On July 24, the ED's counsel Niranjan Reddy was told by the bench that the matter would be listed but no date was mentioned. On August 12, 2014, he filed a fresh petition to expedite hearing. This is where the case stands at the time of writing.
This case is unprecedented in the sense it highlights how a sluggish judicial process has thwarted the efforts of a government authority to attach financial assets of a scam-tainted corporate entity. One estimate is that the government could have earned interest income of around Rs 100 crore (Rs Rs 1 billion) over the past year and a half if it had succeeded in attaching the Rs 822 crore from SCSL (Tech Mahindra) which it claims as proceeds of crime.
Alternatively, it can be argued that a similar amount would have been earned by SCSL/Tech Mahindra in this period by simply parking the funds in a bank.
Under the Prevention of Money Laundering Act, the ED can attach assets it believes are proceeds of crime on a provisional basis for a period of 180 days. Thereafter, the adjudicating authority can hear the contending parties to a case and decide whether the provisional attachment order should be confirmed or denied.

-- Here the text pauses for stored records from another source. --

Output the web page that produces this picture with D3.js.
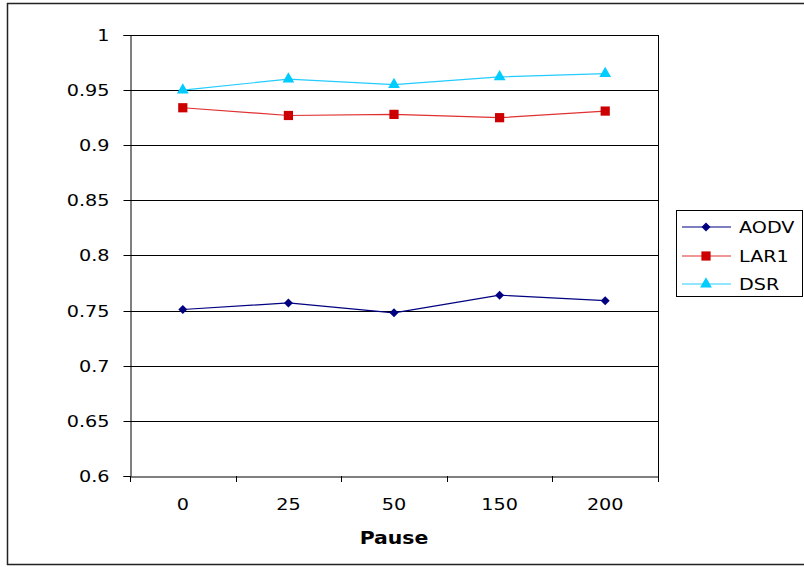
<!DOCTYPE html>
<html>
<head>
<meta charset="utf-8">
<script src="https://cdn.jsdelivr.net/npm/d3@7/dist/d3.min.js"></script>
<style>
  body { margin: 0; background: #fff; }
  text { font-family: "DejaVu Sans", Verdana, sans-serif; fill: #000; }
</style>
</head>
<body>
<div id="chart"></div>
<script>
var categories = ["0", "25", "50", "150", "200"];
var aodv = [0.751, 0.757, 0.748, 0.764, 0.759];
var lar1 = [0.934, 0.927, 0.928, 0.925, 0.931];
var dsr = [0.950, 0.960, 0.955, 0.962, 0.965];
var yTicks = [0.6, 0.65, 0.7, 0.75, 0.8, 0.85, 0.9, 0.95, 1];
var seriesNames = ["AODV", "LAR1", "DSR"];

var W = 804, H = 567;
var plot = { left: 130, right: 658, top: 35, bottom: 476 };
var stretch = 1.2; // text in the picture is drawn wide

var svg = d3.select("#chart").append("svg")
    .attr("width", W)
    .attr("height", H);

// chart area border
svg.append("rect")
    .attr("x", 7.5).attr("y", 3.5)
    .attr("width", 810).attr("height", 561)
    .attr("fill", "#fff")
    .attr("stroke", "#222")
    .attr("stroke-width", 1.5);

var x = d3.scaleBand().domain(categories).range([plot.left, plot.right]);
var y = d3.scaleLinear().domain([0.6, 1]).range([plot.bottom, plot.top]);

// gridlines
svg.append("g").selectAll("line")
    .data(yTicks.slice(1))
    .enter().append("line")
    .attr("x1", plot.left).attr("x2", plot.right)
    .attr("y1", function(d) { return Math.round(y(d)) + 0.5; })
    .attr("y2", function(d) { return Math.round(y(d)) + 0.5; })
    .attr("stroke", "#000").attr("stroke-width", 1);

// right border of plot area
svg.append("line")
    .attr("x1", plot.right + 0.5).attr("x2", plot.right + 0.5)
    .attr("y1", plot.top).attr("y2", plot.bottom)
    .attr("stroke", "#000");

// y axis
var yAxis = svg.append("g")
    .attr("transform", "translate(" + (plot.left + 0.5) + ",0)")
    .call(d3.axisLeft(y).tickValues(yTicks).tickSize(7).tickPadding(10.5)
      .tickFormat(function(d) { return d3.format("")(+d.toFixed(2)); }));
yAxis.select(".domain").attr("stroke", "#000");
yAxis.selectAll(".tick line").attr("stroke", "#000");
yAxis.selectAll("text").style("font-size", "16px")
    .attr("transform", "scale(" + stretch + ",1)");
yAxis.selectAll(".tick").attr("transform", function(d) {
  return "translate(0," + (Math.round(y(d)) + 0.5) + ")";
});

// x axis
var xAxis = svg.append("g")
    .attr("transform", "translate(0," + (plot.bottom + 0.5) + ")")
    .call(d3.axisBottom(x).tickSize(0).tickPadding(22));
xAxis.select(".domain").attr("stroke", "#000");
xAxis.selectAll("text").style("font-size", "16px")
    .attr("transform", "scale(" + stretch + ",1)");

// x tick marks between categories
var bounds = categories.map(function(c) { return x(c); }).concat([plot.right]);
svg.append("g").selectAll("line")
    .data(bounds)
    .enter().append("line")
    .attr("x1", function(d) { return Math.round(d) + 0.5; })
    .attr("x2", function(d) { return Math.round(d) + 0.5; })
    .attr("y1", plot.bottom).attr("y2", plot.bottom + 6)
    .attr("stroke", "#000");

svg.append("text")
    .attr("transform", "translate(394,544) scale(" + stretch + ",1)")
    .attr("text-anchor", "middle")
    .style("font-size", "17px")
    .style("font-weight", "bold")
    .text("Pause");

// diamond = square turned 45 degrees
var series = [
  { name: "AODV", values: aodv, line: "#000080", fill: "#000080", shape: d3.symbolSquare, size: 40, rot: 45 },
  { name: "LAR1", values: lar1, line: "#e03030", fill: "#cc0000", shape: d3.symbolSquare, size: 85, rot: 0 },
  { name: "DSR", values: dsr, line: "#22ccff", fill: "#00ccff", shape: d3.symbolTriangle, size: 60, rot: 0 }
];

var line = d3.line()
    .x(function(d, i) { return x(categories[i]) + x.bandwidth() / 2; })
    .y(function(d) { return y(d); });

series.forEach(function(s) {
  svg.append("path")
      .datum(s.values)
      .attr("d", line)
      .attr("fill", "none")
      .attr("stroke", s.line)
      .attr("stroke-width", 1.2);
  svg.append("g").selectAll("path")
      .data(s.values)
      .enter().append("path")
      .attr("d", d3.symbol().type(s.shape).size(s.size))
      .attr("transform", function(d, i) {
        return "translate(" + (x(categories[i]) + x.bandwidth() / 2) + "," + y(d) + ") rotate(" + s.rot + ")";
      })
      .attr("fill", s.fill);
});

// legend
var legend = svg.append("g");
legend.append("rect")
    .attr("x", 676.5).attr("y", 210.5)
    .attr("width", 126).attr("height", 86)
    .attr("fill", "#fff").attr("stroke", "#000");

var legY = [227, 256, 284];
series.forEach(function(s, i) {
  var g = legend.append("g").attr("transform", "translate(0," + legY[i] + ")");
  g.append("line").attr("x1", 682).attr("x2", 731).attr("y1", 0).attr("y2", 0)
      .attr("stroke", s.line).attr("stroke-width", 1.2);
  g.append("path")
      .attr("d", d3.symbol().type(s.shape).size(s.size))
      .attr("transform", "translate(706,0) rotate(" + s.rot + ")")
      .attr("fill", s.fill);
  g.append("text")
      .attr("transform", "translate(739,6) scale(" + stretch + ",1)")
      .style("font-size", "16px")
      .text(seriesNames[i]);
});
</script>
</body>
</html>
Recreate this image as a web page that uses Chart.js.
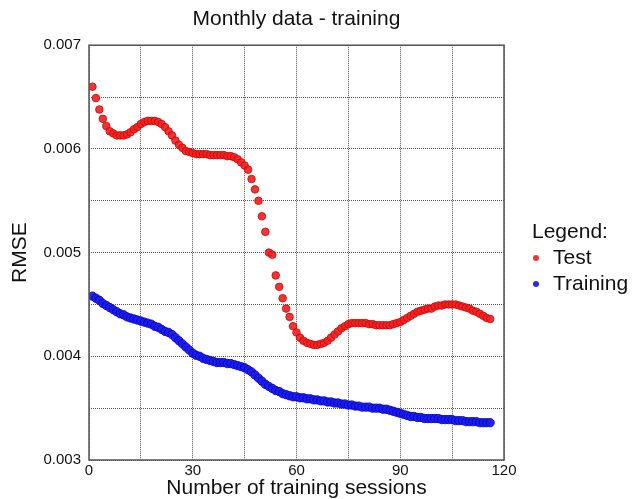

If the adjudicating authority confirms the attachment, the ED takes possession of the attached assets and places the proceeds in a bank account operated by the government. Thereafter, the aggrieved party can appeal against the decision of the adjudicating authority, first before an appellate tribunal headed by a high court judge and subsequently, before a bench of the court.
If the criminal trial eventually concludes the case in favour of the directorate, the seized assets can be formally confiscated. The ownership of such assets would then vest with the government.